Posted by: cindydyer | September 21, 2010

Butterfly Marchers in Town and Country Days Parade

5 September 2010—For the last three years Happy Tonics has sponsored the “Butterfly Marchers” in the Town and Country Days Parade. Participants march for the Monarch Butterfly Habitat in Shell Lake, Wisconsin, USA. Each year the event grows and more flutterbys participate. The 2010 marchers came from Stone Lake, Cumberland, Minong and Shell Lake. There were 30 marchers this year. Butterfly wing marchers ages spanned from 3 years old to 65 years old. Let’s face it, we are all children at heart. Right: Viceroy Butterfly

Kris Fjelstad drove a beautiful new truck. She dressed as Queen Bee from head to foot. Participants helped decorate the truck with flowers real and artificial and fabric butterfly wings were attached to the truck. Kris made a large decorated bumblebee for the hood of the truck. The truck decorations made us proud. I felt we were in the Rose Bowl Parade. Brennan Harrington, Lac Courte Oreilles Community College’s environment intern helped decorate and made sure that the side panels were well attached. One sign was for Washburn County Alcohol and Other Drug Addictions (AODA) Commission. The other sign was for Happy Tonics. The banner read “Go Wild with Butterflies.”

Each participant wore monarch or other butterfly species wings, some wore butterfly skirts, one young participate carried a butterfly tote bag and disbursed Happy Tonics photographic mission statement post card to viewers along the route. One carried a Welcome Butterfly flag and another carried a butterfly umbrella. Butterfly tee-shirts were worn and given to each marcher as a momentum. Tee-shirts were made possible by a grant from Washburn County AODA. The AODA grant was also used to purchase water and healthy treats to stave off dehydration and hunger during the parade and afterwards.

Everyone had a great time, including yours truly.

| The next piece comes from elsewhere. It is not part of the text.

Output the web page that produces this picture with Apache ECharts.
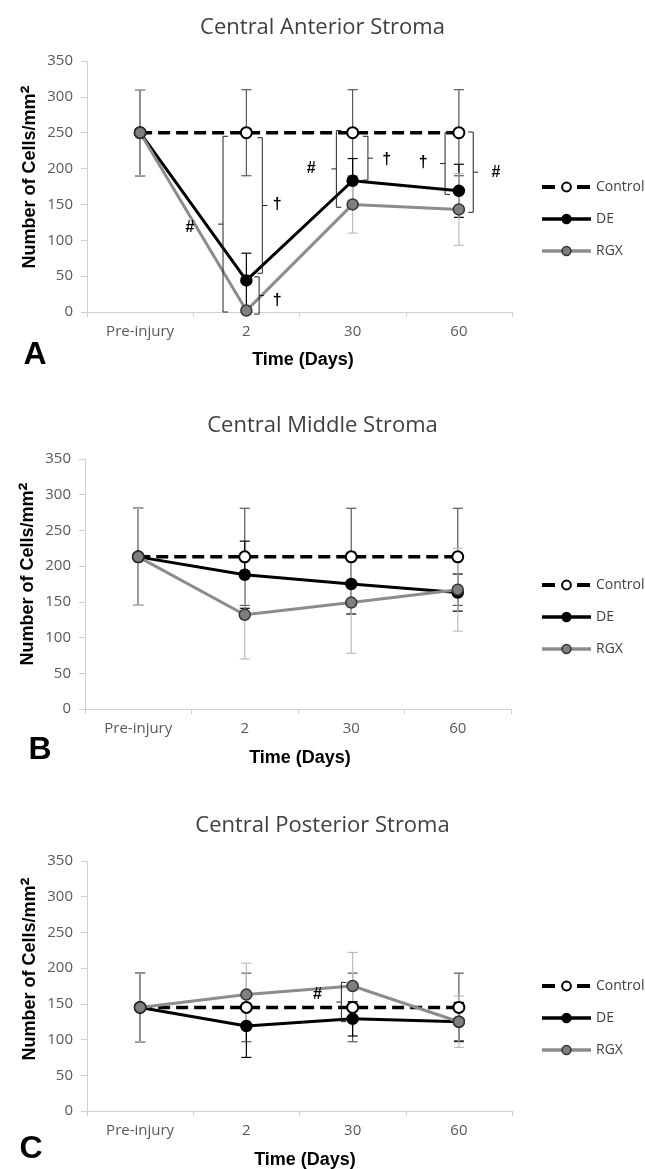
<!DOCTYPE html>
<html><head><meta charset="utf-8">
<script src="https://cdn.jsdelivr.net/npm/echarts@6/dist/echarts.min.js"></script>
<style>html,body{margin:0;padding:0;background:#fff}#c{width:645px;height:1169px}</style>
</head><body><div id="c"></div>
<script>
// ---------- data ----------
const categories = ['Pre-injury', '2', '30', '60'];
const seriesNames = ['Control', 'DE', 'RGX'];
const panelTitles = ['Central Anterior Stroma', 'Central Middle Stroma', 'Central Posterior Stroma'];
const panelLetters = ['A', 'B', 'C'];
const yTickValues = [0, 50, 100, 150, 200, 250, 300, 350];
const xAxisTitle = 'Time (Days)';
const yAxisTitle = 'Number of Cells/mm';

// Panel A – Central Anterior Stroma
const aControl = [250, 250, 250, 250];
const aControlErr = [60, 60, 60, 60];
const aDE = [250, 44, 183, 169];
const aDEErr = [60, 38, 31, 37];
const aRGX = [250, 2, 150, 143];
const aRGXErr = [60, 3, 40, 50];

// Panel B – Central Middle Stroma
const bControl = [213, 213, 213, 213];
const bControlErr = [68, 68, 68, 68];
const bDE = [213, 188, 175, 163];
const bDEErr = [68, 47, 42, 26];
const bRGX = [213, 132, 149, 167];
const bRGXErr = [68, 62, 71, 58];

// Panel C – Central Posterior Stroma
const cControl = [145, 145, 145, 145];
const cControlErr = [48, 48, 48, 48];
const cDE = [145, 119, 129, 125];
const cDEErr = [48, 44, 24, 27];
const cRGX = [145, 163, 175, 125];
const cRGXErr = [48, 44, 47, 36];

// significance brackets: [category, from, to, symbol, labelValue]
const aBrackets = [
  [1, 245, 0, '#', 118],
  [1, 243, 54, '†', 150],
  [1, 49, -3, '†', 16],
  [2, 253, 146, '#', 200],
  [2, 245, 184, '†', 212],
  [3, 250, 164, '†', 209],
  [3, 251, 139, '#', 194]
];
const bBrackets = [];
const cBrackets = [
  [2, 180, 125, '#', 163]
];

// ---------- layout / style (not data) ----------
// bracket horizontal placement in band units: [barOffset, direction(+1 '[', -1 ']'), labelOffset]
const aBracketPlace = [
  [-0.22, 1, -0.53], [0.15, -1, 0.29], [0.12, -1, 0.29],
  [-0.153, 1, -0.39], [0.144, -1, 0.32], [-0.13, 1, -0.335], [0.135, -1, 0.35]
];
const cBracketPlace = [[-0.106, 1, -0.33]];

const grids = [
  {left: 87, top: 61, width: 425, height: 251},
  {left: 85, top: 459, width: 426, height: 250},
  {left: 87, top: 861, width: 425, height: 250}
];
const titleTops = [12, 410, 810];
const legendTops = [180, 578, 979];
const letterPos = [[35, 355], [40, 750], [31, 1149]];
const xNamePos = [[303, 360], [300, 758], [305, 1160]];
const yNamePos = [[30, 177], [28, 574], [30, 969]];

const panels = [
  {vals: [aControl, aDE, aRGX], errs: [aControlErr, aDEErr, aRGXErr], br: aBrackets, place: aBracketPlace},
  {vals: [bControl, bDE, bRGX], errs: [bControlErr, bDEErr, bRGXErr], br: bBrackets, place: []},
  {vals: [cControl, cDE, cRGX], errs: [cControlErr, cDEErr, cRGXErr], br: cBrackets, place: cBracketPlace}
];

const lineStyles = [
  {lineStyle: {color: '#000', width: 3.5, type: [12, 6]}, itemStyle: {color: '#fff', borderColor: '#000', borderWidth: 2}},
  {lineStyle: {color: '#000', width: 3}, itemStyle: {color: '#000', borderColor: '#000', borderWidth: 1.5}},
  {lineStyle: {color: '#8c8c8c', width: 3}, itemStyle: {color: '#7f7f7f', borderColor: '#333', borderWidth: 1.5}}
];
const legendLineStyles = [
  {color: '#000', width: 4, type: [13, 22]},
  {color: '#000', width: 3.5},
  {color: '#8c8c8c', width: 3.5}
];
const errColors = ['#595959', '#000', '#bdbdbd'];

const chart = echarts.init(document.getElementById('c'), null, {renderer: 'canvas'});

const option = {
  animation: false,
  backgroundColor: '#fff',
  title: [], legend: [], grid: [], xAxis: [], yAxis: [], series: [], graphic: []
};

panels.forEach((p, pi) => {
  option.grid.push(Object.assign({containLabel: false}, grids[pi]));
  option.title.push({
    text: panelTitles[pi], left: 'center', top: titleTops[pi],
    textStyle: {fontFamily: 'Open Sans', fontSize: 22, fontWeight: 'normal', color: '#404040'}
  });
  option.legend.push({
    data: seriesNames.map((n, si) => ({
      name: n,
      lineStyle: legendLineStyles[si],
      itemStyle: JSON.parse(JSON.stringify(lineStyles[si].itemStyle))
    })),
    orient: 'vertical', left: 540, top: legendTops[pi], padding: 0,
    itemWidth: 49, itemHeight: 11, itemGap: 18,
    textStyle: {fontFamily: 'Open Sans', fontSize: 14, color: '#404040'},
    selectedMode: false
  });
  option.xAxis.push({
    type: 'category', gridIndex: pi, data: categories, boundaryGap: true,
    axisLine: {lineStyle: {color: '#d0d0d0', width: 1}},
    axisTick: {show: true, length: 5, lineStyle: {color: '#d0d0d0'}},
    axisLabel: {fontFamily: 'Open Sans', fontSize: 15, color: '#595959', margin: 12},
    splitLine: {show: false}
  });
  option.yAxis.push({
    type: 'value', gridIndex: pi,
    min: yTickValues[0], max: yTickValues[yTickValues.length - 1], interval: yTickValues[1] - yTickValues[0],
    axisLine: {show: true, lineStyle: {color: '#d0d0d0', width: 1}},
    axisTick: {show: true, length: 6, lineStyle: {color: '#d0d0d0'}},
    axisLabel: {fontFamily: 'Open Sans', fontSize: 15, color: '#595959', margin: 14},
    splitLine: {show: false}
  });

  // error bars
  p.vals.forEach((vals, si) => {
    const errs = p.errs[si];
    option.series.push({
      type: 'custom', xAxisIndex: pi, yAxisIndex: pi, z: 1 + si * 0.1,
      silent: true,
      data: vals.map((v, i) => [i, v, errs[i]]),
      encode: {x: 0, y: 1},
      renderItem: (params, api) => {
        const x = api.value(0), v = api.value(1), e = api.value(2);
        const top = api.coord([x, Math.min(350, v + e)]);
        const bot = api.coord([x, Math.max(0, v - e)]);
        const hw = 5;
        const st = {stroke: errColors[si], lineWidth: 1.2};
        return {type: 'group', children: [
          {type: 'line', shape: {x1: top[0], y1: top[1], x2: bot[0], y2: bot[1]}, style: st},
          {type: 'line', shape: {x1: top[0] - hw, y1: top[1], x2: top[0] + hw, y2: top[1]}, style: st},
          {type: 'line', shape: {x1: bot[0] - hw, y1: bot[1], x2: bot[0] + hw, y2: bot[1]}, style: st}
        ]};
      }
    });
  });

  // lines
  p.vals.forEach((vals, si) => {
    option.series.push(Object.assign({
      name: seriesNames[si], type: 'line', xAxisIndex: pi, yAxisIndex: pi,
      data: vals, symbol: 'circle', symbolSize: 11, showAllSymbol: true, z: 3,
      emphasis: {disabled: true}
    }, JSON.parse(JSON.stringify(lineStyles[si]))));
  });

  // significance brackets
  if (p.br.length) {
    option.series.push({
      type: 'custom', xAxisIndex: pi, yAxisIndex: pi, z: 5, silent: true, clip: false,
      data: p.br.map(b => [b[0], b[1], b[2], b[4]]),
      encode: {x: 0, y: 1},
      renderItem: (params, api) => {
        const b = p.br[params.dataIndex];
        const pl = p.place[params.dataIndex];
        const band = api.size([1, 0])[0];
        const c1 = api.coord([b[0], b[1]]);
        const c2 = api.coord([b[0], b[2]]);
        const x = c1[0] + pl[0] * band;
        const dir = pl[1];
        const ym = (c1[1] + c2[1]) / 2;
        const tl = 5;
        const st = {stroke: '#222', lineWidth: 1};
        const lc = api.coord([b[0], b[4]]);
        return {type: 'group', children: [
          {type: 'line', shape: {x1: x, y1: c1[1], x2: x, y2: c2[1]}, style: st},
          {type: 'line', shape: {x1: x, y1: c1[1], x2: x + dir * tl, y2: c1[1]}, style: st},
          {type: 'line', shape: {x1: x, y1: c2[1], x2: x + dir * tl, y2: c2[1]}, style: st},
          {type: 'line', shape: {x1: x, y1: ym, x2: x - dir * tl, y2: ym}, style: st},
          {type: 'text', x: lc[0] + pl[2] * band, y: lc[1],
           style: {text: b[3], fill: '#000', font: 'bold 16px "Liberation Sans"', align: 'center', verticalAlign: 'middle'}}
        ]};
      }
    });
  }

  // letters, axis names
  option.graphic.push({
    type: 'text', x: letterPos[pi][0], y: letterPos[pi][1],
    style: {text: panelLetters[pi], font: 'bold 32px "Liberation Sans"', fill: '#000', align: 'center', verticalAlign: 'middle'}
  });
  option.graphic.push({
    type: 'text', x: xNamePos[pi][0], y: xNamePos[pi][1],
    style: {text: xAxisTitle, font: 'bold 18px "Liberation Sans"', fill: '#000', align: 'center', verticalAlign: 'middle'}
  });
  option.graphic.push({
    type: 'text', x: yNamePos[pi][0], y: yNamePos[pi][1], rotation: Math.PI / 2,
    style: {
      text: '{a|' + yAxisTitle + '}{s|²}',
      rich: {
        a: {font: 'bold 18px "Liberation Sans"', fill: '#000'},
        s: {font: 'bold 24px "Liberation Sans"', fill: '#000'}
      },
      align: 'center', verticalAlign: 'middle'
    }
  });
});

chart.setOption(option);
</script>
</body></html>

NOTE: The Monarch, Queen, and Viceroy butterflies all have similar color patterns to deter predators from any of the three species. This is an excellent example of “Mullerian mimicry” because these species have toxic chemicals making them undesirable to predators because of the bad taste and resulting stomach disturbance that follows eating one. In South Carolina, the Monarch butterfly is more prevalent than the other species. Therefore, the Viceroy butterfly appears more orange than it’s more southern populations which are more brown to mimic the Queen butterfly.